How the Media Helped Sink Bill

August 9, 2005
McKinleyville, CA (Humboldt Co.)
McKinleyville Press (Cir.W.2, 000)

It recently occurred to me that the media played an important role in the failure of the California Compassionate Choices Act, sponsored by Assemblymembers Patty Berg and Lloyd Levine.   By adopting the label “physician-assisted suicide” from opponents of the bill, the press turned itself into a massive lobbying effort against it.  Similar legislation was named the Death With Dignity Act in Oregon, where it was passed by voters twice before being enacted in 1997.

Just to check my memory, I checked it out at Google News.  The search “compassionate choices” +California only brought up two stories in the last 30 days.  There were 15 for “physician assisted suicide” +California and six for “doctor assisted suicide” +California.

When someone commits suicide with a pistol, the headline doesn’t read “Gun shop-assisted suicide.”  When a police officer is ambushed and killed, with a legal assault rifle, it’s not called “NRA-assisted homicide.” Why does the gun lobby enjoy a free ride on the consequences of its actions, while activists fighting for the rights of the terminally ill patients are ridiculed for their efforts?

Drumming on the physician connection was a brilliant stroke, since doctors are vulnerable to bad publicity.  By implying that physicians would be roaming the streets, looking for slightly-sick people to euthanize, opponents and the media were able to stir up enough controversy to defeat the bill for now. 

The people most in need of help are too sick to testify at hearings.  The roughly five percent of terminally ill patients whose pain cannot be relieved by the most aggressive conventional means have to rely on others to advocate for them.  The opposition consists of people who believe God should decide when each person is permitted to die, and expect everyone to have the courage of those convictions.

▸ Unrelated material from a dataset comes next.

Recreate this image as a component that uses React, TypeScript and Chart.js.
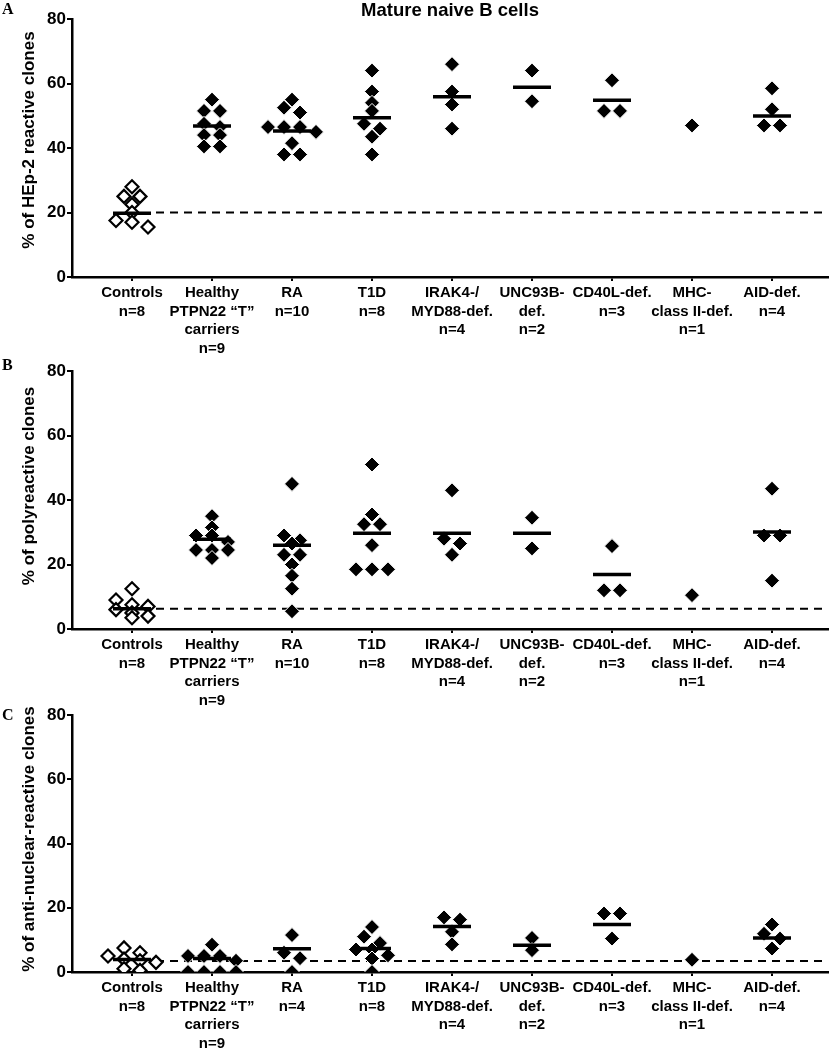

Despite the whining of various critics, journalists generally bend over backwards trying to be fair.  Why is this issue so different?  It’s as if they had joined anti-abortion groups in calling opponents baby-killers.

Are journalists so afraid to come to terms with the horrible choices that face terminally ill patients and the people who care for them that they willingly embrace the dark side?  Denying their pain won’t immunize anyone from the possibility of the same fate.  We’re all going to die, and some of us will suffer horribly first.

The physician’s oath to “first do no harm” is often cited as an injunction not to help patients shorten their lives. How should “harm” be defined?  Some say ordering invasive measures such as feeding tubes to prolong the suffering of patients who are beyond the possibility of physical recovery is more harmful than helping them to die pain-free a few days or weeks sooner.

Doctors are human, and most of them are passionate about helping others.  Sometimes their desire to cheat death at all costs death blinds them to the price paid by their patients. Making it legal and accepted for patients to request help in choosing to remain pain-free at the end of life can open a critically important dialog.

Proponents of the War on Some Drugs play a role in this mess as well. Decent physicians are always under threat of theatrical prosecution for prescribing enough drugs to adequately treat severe pain.  Ironically, a lot of the same people who rally against palliative treatment and compassionate choice are also active in right to bear arms circles.

Why should patients who have been law-abiding all their lives be forced to sneak around, asking their doctors to commit a crime, in order to remain in control of their suffering?  Whose business is it besides their own?  What kind of person wants to interfere in such a personal decision?

Death with dignity is entirely patient-driven.  If you think it’s wrong, don’t do it. If it violates the teaching of your church, don’t do it.

In fact, even in Oregon, not many people do it.  Only a handful of eligible patients ask for the prescription, and even fewer use it.  Most say having the option gives them peace of mind.

I’m sorry to say it, but the California blew it on this issue.  Since Berg and Levine intend to introduce the bill again next year, there will be an opportunity for redemption.  I’ll be watching.